- **GIVEN REQUEST**:
Copy out exactly the lines from the start of the data to the line containing "X_RANGE = [-8.25, 76.15]". Include both.

━━━

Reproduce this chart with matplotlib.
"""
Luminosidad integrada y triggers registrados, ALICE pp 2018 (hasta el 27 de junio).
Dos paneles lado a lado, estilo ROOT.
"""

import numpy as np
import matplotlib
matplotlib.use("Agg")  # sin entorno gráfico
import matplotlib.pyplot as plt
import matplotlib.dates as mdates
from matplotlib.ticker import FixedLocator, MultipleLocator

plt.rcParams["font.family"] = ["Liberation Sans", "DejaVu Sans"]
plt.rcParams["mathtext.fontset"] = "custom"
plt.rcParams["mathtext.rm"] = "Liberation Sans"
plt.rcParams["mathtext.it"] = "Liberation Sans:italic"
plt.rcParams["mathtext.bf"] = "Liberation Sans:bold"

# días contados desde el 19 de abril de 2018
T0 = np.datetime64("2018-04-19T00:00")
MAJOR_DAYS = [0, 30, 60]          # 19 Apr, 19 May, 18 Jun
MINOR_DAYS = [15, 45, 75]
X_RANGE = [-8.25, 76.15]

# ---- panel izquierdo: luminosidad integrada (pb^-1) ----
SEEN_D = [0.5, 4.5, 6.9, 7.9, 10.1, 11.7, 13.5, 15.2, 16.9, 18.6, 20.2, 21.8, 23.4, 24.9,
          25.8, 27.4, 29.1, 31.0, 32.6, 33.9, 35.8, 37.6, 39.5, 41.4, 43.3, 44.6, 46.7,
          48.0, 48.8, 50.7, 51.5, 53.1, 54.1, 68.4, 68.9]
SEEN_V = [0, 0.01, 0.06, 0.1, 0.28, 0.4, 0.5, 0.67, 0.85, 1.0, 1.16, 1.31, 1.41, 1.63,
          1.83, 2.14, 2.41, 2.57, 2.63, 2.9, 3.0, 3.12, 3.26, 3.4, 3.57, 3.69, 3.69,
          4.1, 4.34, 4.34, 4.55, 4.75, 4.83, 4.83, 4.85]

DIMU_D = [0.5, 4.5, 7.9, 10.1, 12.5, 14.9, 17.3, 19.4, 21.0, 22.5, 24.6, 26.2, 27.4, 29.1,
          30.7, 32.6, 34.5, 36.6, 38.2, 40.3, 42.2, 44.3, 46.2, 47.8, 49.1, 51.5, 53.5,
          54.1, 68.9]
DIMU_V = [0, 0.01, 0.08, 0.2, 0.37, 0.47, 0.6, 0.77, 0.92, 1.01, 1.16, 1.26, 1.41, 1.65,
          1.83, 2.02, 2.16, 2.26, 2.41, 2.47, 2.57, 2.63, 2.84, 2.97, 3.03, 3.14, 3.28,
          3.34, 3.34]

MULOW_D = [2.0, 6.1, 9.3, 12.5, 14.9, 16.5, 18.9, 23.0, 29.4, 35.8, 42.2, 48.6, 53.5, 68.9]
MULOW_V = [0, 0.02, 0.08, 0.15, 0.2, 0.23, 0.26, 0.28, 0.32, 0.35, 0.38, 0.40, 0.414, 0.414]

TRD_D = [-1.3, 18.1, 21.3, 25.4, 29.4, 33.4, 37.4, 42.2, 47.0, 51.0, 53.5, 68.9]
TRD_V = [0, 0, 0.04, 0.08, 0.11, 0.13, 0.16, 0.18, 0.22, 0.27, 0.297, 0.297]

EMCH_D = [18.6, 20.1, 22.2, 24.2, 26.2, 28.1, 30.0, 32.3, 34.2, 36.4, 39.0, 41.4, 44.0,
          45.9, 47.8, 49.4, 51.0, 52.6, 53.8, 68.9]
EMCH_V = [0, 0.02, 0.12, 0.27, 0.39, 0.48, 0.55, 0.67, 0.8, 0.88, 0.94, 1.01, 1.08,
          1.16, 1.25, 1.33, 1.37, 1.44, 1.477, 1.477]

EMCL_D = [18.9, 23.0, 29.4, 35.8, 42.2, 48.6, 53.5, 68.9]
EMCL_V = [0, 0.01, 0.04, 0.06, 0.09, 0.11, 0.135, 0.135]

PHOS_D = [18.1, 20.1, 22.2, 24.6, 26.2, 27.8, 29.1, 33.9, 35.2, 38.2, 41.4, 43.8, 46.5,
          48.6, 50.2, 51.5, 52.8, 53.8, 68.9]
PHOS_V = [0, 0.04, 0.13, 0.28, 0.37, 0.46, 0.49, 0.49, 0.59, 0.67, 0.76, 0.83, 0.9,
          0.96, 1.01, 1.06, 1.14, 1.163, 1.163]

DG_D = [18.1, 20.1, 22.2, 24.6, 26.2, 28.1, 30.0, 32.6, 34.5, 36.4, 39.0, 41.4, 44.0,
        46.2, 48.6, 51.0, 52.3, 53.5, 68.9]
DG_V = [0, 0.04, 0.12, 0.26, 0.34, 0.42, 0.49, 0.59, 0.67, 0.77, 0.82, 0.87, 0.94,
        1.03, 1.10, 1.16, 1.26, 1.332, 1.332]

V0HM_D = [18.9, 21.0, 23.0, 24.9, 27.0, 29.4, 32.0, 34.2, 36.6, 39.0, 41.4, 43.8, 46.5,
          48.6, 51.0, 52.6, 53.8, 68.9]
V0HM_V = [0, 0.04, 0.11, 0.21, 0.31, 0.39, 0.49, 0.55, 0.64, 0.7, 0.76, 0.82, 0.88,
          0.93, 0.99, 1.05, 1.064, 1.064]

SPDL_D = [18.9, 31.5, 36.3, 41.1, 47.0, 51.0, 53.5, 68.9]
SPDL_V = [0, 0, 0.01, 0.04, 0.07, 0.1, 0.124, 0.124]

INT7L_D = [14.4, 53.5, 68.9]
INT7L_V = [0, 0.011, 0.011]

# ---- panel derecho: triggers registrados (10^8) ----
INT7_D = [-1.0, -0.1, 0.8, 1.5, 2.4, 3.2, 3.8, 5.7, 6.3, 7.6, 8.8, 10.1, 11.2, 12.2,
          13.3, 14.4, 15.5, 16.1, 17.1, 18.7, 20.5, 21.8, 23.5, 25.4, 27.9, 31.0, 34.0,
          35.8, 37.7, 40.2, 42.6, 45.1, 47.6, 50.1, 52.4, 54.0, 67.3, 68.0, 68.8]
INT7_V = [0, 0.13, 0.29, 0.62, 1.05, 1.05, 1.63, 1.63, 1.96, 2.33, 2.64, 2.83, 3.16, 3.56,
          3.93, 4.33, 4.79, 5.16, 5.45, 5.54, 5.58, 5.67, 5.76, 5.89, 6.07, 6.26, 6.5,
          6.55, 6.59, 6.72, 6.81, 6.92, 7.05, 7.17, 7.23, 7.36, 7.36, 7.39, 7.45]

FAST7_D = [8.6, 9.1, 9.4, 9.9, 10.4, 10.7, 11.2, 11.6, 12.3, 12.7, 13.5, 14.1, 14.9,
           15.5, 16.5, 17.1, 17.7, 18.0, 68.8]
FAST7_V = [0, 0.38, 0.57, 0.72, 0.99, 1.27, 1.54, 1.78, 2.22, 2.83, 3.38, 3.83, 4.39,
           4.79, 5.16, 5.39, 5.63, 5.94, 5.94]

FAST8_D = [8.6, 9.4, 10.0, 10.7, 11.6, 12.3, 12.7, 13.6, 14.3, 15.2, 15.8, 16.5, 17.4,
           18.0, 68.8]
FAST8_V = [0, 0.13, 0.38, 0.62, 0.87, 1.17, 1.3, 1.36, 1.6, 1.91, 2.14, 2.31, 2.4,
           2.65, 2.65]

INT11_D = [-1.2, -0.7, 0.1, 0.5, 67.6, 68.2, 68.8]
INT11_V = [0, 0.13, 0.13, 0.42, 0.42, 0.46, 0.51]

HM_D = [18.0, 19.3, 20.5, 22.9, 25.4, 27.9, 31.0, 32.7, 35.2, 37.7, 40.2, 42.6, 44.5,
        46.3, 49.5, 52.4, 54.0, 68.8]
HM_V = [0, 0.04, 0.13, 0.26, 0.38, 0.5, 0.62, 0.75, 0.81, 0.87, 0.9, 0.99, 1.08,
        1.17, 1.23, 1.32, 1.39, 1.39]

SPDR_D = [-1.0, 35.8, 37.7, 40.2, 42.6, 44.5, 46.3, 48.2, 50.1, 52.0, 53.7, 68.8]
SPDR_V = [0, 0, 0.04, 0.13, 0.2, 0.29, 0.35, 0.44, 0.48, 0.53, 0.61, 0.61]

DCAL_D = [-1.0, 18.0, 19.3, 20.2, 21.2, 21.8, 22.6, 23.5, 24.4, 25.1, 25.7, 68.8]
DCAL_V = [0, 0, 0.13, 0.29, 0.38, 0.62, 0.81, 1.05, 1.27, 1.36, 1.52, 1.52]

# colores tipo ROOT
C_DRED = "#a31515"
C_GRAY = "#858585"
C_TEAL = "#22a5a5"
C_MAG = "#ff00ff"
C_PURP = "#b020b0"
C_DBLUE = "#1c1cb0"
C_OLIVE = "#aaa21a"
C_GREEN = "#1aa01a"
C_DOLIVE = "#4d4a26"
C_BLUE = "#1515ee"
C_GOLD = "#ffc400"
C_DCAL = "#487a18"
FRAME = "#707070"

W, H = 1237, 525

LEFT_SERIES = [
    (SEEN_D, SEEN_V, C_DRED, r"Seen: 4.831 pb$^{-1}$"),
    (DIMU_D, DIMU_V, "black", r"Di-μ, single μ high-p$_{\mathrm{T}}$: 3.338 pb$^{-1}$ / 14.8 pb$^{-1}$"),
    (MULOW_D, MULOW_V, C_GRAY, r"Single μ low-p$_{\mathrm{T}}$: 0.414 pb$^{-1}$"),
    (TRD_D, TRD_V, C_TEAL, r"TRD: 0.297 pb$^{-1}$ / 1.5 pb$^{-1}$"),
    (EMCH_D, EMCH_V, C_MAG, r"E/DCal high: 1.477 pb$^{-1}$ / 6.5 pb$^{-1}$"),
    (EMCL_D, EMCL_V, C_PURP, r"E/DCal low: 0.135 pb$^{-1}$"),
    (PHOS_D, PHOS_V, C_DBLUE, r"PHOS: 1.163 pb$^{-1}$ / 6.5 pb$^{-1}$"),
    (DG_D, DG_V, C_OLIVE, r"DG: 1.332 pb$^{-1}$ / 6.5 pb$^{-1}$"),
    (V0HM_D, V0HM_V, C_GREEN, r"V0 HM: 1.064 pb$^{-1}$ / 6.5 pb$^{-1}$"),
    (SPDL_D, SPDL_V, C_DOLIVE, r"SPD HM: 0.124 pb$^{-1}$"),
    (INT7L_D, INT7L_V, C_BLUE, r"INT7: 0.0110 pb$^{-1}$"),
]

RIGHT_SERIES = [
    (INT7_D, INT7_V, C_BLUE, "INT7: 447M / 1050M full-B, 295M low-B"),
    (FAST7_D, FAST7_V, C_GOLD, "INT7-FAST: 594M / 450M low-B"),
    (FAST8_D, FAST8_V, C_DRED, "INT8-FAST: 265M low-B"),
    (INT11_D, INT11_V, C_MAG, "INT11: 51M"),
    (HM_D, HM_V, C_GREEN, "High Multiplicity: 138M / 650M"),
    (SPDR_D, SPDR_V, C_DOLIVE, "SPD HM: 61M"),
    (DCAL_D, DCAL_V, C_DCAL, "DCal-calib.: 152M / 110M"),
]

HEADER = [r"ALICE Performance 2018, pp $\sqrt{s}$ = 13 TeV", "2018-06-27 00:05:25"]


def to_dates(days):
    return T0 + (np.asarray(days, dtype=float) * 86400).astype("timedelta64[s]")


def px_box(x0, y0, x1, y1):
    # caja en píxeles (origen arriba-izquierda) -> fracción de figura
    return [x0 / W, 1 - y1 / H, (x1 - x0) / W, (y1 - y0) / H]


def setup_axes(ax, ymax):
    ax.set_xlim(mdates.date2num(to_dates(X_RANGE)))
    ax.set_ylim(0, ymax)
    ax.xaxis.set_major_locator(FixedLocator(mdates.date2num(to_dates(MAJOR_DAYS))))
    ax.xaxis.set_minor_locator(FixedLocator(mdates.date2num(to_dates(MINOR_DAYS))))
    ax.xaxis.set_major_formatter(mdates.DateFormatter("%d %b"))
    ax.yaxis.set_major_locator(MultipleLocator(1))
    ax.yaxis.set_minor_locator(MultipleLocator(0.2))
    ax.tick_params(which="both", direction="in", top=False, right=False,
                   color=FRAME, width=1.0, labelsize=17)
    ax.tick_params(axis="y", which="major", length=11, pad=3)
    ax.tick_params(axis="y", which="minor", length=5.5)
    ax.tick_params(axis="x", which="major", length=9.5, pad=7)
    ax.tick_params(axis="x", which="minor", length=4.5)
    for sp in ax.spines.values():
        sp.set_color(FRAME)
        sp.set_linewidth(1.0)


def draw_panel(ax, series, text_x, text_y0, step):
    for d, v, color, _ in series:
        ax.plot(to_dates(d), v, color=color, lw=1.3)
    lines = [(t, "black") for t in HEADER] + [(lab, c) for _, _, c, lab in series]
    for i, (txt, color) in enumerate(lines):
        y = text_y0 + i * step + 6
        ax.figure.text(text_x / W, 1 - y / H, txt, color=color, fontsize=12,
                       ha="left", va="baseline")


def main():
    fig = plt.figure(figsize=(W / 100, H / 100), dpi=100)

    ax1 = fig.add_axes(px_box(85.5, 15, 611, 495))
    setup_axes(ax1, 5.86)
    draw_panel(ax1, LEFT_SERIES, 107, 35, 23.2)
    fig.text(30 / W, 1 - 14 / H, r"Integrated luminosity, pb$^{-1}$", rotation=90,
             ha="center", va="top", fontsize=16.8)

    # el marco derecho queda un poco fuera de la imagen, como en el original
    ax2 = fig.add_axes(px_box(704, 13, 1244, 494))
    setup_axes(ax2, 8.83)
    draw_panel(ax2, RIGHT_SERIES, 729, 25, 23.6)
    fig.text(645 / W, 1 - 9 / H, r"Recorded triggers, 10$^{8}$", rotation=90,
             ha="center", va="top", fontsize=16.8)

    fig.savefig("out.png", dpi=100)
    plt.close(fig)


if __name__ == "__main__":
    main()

━━━

- **SOLUTION TO THE EXERCISE**:
Reproduce this chart with matplotlib.
"""
Luminosidad integrada y triggers registrados, ALICE pp 2018 (hasta el 27 de junio).
Dos paneles lado a lado, estilo ROOT.
"""

import numpy as np
import matplotlib
matplotlib.use("Agg")  # sin entorno gráfico
import matplotlib.pyplot as plt
import matplotlib.dates as mdates
from matplotlib.ticker import FixedLocator, MultipleLocator

plt.rcParams["font.family"] = ["Liberation Sans", "DejaVu Sans"]
plt.rcParams["mathtext.fontset"] = "custom"
plt.rcParams["mathtext.rm"] = "Liberation Sans"
plt.rcParams["mathtext.it"] = "Liberation Sans:italic"
plt.rcParams["mathtext.bf"] = "Liberation Sans:bold"

# días contados desde el 19 de abril de 2018
T0 = np.datetime64("2018-04-19T00:00")
MAJOR_DAYS = [0, 30, 60]          # 19 Apr, 19 May, 18 Jun
MINOR_DAYS = [15, 45, 75]
X_RANGE = [-8.25, 76.15]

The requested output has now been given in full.